- **WRITTEN EXERCISE**:
Copy every line of the following data that includes the string "matches".

- **STORED DATA**:
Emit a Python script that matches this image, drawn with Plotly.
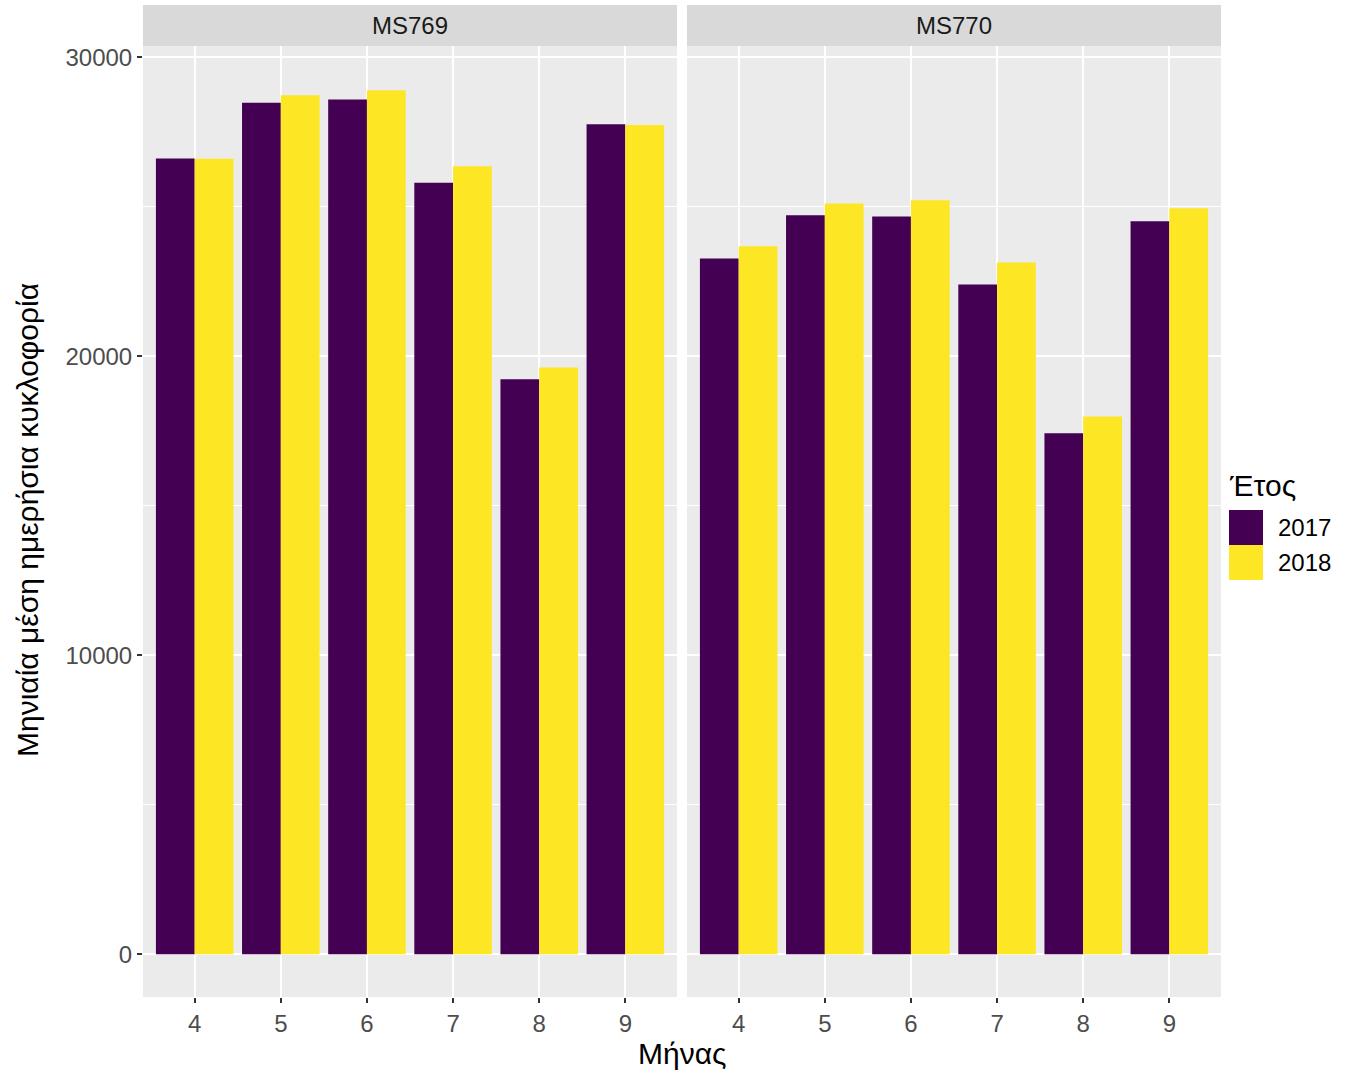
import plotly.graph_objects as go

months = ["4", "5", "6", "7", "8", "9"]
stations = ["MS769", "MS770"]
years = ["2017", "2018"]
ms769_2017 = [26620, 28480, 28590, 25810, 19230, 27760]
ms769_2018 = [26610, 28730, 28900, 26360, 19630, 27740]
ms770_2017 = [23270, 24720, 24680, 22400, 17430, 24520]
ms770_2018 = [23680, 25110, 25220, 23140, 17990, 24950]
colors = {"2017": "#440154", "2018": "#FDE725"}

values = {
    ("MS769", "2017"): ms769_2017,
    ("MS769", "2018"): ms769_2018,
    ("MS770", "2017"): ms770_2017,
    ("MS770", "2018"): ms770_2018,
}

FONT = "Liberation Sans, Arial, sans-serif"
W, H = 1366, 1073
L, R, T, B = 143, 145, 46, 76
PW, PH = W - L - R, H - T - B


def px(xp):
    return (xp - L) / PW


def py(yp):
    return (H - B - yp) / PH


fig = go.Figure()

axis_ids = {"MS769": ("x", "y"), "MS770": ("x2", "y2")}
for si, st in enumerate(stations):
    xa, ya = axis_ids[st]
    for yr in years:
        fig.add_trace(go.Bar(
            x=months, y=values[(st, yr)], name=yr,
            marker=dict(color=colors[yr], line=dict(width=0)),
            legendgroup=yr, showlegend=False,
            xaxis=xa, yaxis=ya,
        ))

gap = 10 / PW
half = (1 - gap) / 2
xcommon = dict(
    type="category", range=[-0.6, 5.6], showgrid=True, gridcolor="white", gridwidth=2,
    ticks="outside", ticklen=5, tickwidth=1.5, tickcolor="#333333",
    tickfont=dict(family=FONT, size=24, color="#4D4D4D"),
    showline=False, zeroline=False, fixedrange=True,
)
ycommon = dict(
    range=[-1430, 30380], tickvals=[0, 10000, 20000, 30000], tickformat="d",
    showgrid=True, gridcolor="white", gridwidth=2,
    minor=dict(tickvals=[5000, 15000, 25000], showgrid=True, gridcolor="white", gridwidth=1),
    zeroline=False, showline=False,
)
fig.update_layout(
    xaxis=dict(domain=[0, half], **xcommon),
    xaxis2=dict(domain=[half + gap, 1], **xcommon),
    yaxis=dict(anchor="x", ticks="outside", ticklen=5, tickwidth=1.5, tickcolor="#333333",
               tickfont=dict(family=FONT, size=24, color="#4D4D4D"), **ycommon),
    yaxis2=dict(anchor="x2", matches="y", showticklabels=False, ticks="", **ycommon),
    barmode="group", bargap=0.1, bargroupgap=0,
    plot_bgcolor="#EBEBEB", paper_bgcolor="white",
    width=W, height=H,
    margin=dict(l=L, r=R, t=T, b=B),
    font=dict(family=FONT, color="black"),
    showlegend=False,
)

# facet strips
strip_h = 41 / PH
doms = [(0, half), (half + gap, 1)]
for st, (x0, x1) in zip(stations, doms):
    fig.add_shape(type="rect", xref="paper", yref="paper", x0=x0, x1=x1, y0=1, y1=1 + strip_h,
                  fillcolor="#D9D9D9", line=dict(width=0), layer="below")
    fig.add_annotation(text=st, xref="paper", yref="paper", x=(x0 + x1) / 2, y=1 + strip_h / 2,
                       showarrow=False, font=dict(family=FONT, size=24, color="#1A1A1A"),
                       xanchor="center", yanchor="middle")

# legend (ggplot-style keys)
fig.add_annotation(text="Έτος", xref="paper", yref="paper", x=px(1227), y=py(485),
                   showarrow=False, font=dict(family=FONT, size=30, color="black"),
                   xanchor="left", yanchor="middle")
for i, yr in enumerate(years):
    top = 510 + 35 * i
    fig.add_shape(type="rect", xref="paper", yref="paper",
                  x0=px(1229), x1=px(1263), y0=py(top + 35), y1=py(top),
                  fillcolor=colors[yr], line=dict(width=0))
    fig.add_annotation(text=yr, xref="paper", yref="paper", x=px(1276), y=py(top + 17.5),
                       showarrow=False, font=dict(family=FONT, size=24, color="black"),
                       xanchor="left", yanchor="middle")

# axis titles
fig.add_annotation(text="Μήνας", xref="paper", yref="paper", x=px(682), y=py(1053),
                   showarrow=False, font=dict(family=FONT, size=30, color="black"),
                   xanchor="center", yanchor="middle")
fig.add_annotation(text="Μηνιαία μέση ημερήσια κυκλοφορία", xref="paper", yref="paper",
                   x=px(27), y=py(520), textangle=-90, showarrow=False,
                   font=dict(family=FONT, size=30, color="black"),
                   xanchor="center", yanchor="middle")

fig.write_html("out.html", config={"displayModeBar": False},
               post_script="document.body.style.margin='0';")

- **ANSWER TO THIS TASK**:
Emit a Python script that matches this image, drawn with Plotly.
    yaxis2=dict(anchor="x2", matches="y", showticklabels=False, ticks="", **ycommon),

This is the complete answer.